The best pitches I get are from PR people who really understand what I write — “James, I haven’t talked to you in two months, but this one is one for you” — and you know that they read everything, they follow you on Twitter, they understand that I like music streaming, security, the London startup scene. In terms of making our jobs easier, read our coverage and understand where your clients, your company can fit into that. Again, that sounds like common sense, but it doesn’t happen.
It’s the signal to noise ratio. If we can cut down on the noise and just have the three or four pitches every day that really matter, that’d be great. And it’s our job to do that. And if the PR person can help us do that, they’re more likely to get coverage, because we want to work with them. There are PR people I’ll always listen to if they email me, if they call me I’ll always take their calls, because I know that they’ll have what we’re looking for and they’ll understand and give us [what we need] so that we can do things in a timely manner, and it’s a pleasure to work with them. And there are certain companies that I know that we’ll cover them, and they’ll drag their feet, and it’s tough to work with them — and we’re less inclined to write about them. A lot of big companies operate like that. It’s just what happens.
I suppose if you’re a PR, what you should keep reminding yourself of is, “I’m supposed to be able to do this job better than the client I’m representing. And if I can’t, then why am I doing it?”
Yeah. You pitch for a living, and if the CEO can send me a two-sentence email that gets my attention better than yours, it’s an issue.
I think people have twigged that long emails aren’t always better — we’ve gone past that now. There was a time when you’d get six paragraphs — well, that’s a press release, that’s not an email. Whereas now they’re like “Hey James, this company’s raised money, here’s what they do, do you think it’s interesting?” It’s in the way you frame it, and the way you communicate it.
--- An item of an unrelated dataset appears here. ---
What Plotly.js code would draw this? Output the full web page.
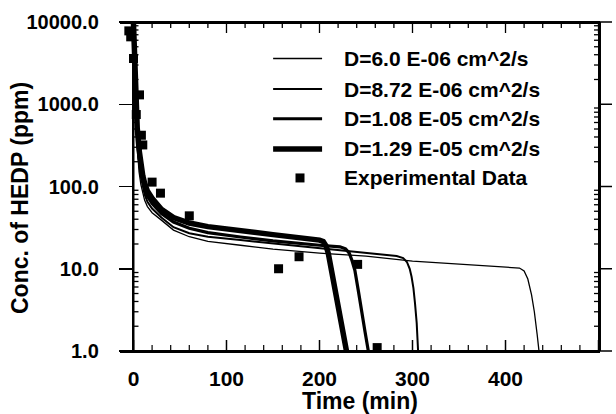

What do you look at when you’re deciding whether to write a story?
I’d always try to do an evaluation of the company to figure out if it’s interesting — would I use it? am I personally interested in it? If it’s “no”, but I still think it’s important, then I’ll plow on with it… A lot of companies raise a lot of money but I personally wouldn’t use them, so then I have to find a way to make it interesting.
The way that I always work is to figure out the headline before I start writing — because if you can’t come up with a really good, compelling headline, then it’s unlikely that we’ll be able to get our readers interested. “So-and-so raised 8 million”… That’s not a headline. “This company is expanding to all these markets, here’s why they do things differently” — suddenly, you get a bit more excited.
What are the tools you’re using to help you do their job, and what are their shortcomings? What’s not working for you?
Email is still an issue. I subscribe to a lot of daily emails, or weekly tech roundups — that’s an area that can be improved a lot. We’re trying in part to remedy that by using RSS and Twitterbots, and RSS integration in Slack to get real-time stuff. A lot of people have moved away from it but we still use it religiously. A lot of journalists still use RSS — we might be the only people that still use it — because it’s having that real-time alert. It’s no use to us if we see it at 4pm on a Friday in a weekly round-up. It’s having immediate breaking news, and having a trusted source where we know that every time we get a notification, we’re going to write it. There’s no noise, no spam — it’s, “OK, this has happened, we need to write that, who’s going to write that”. We’re still trying to solve that problem. Hacking together Slack integrations is OK, but we’d rather be able to do that in a more trustworthy way.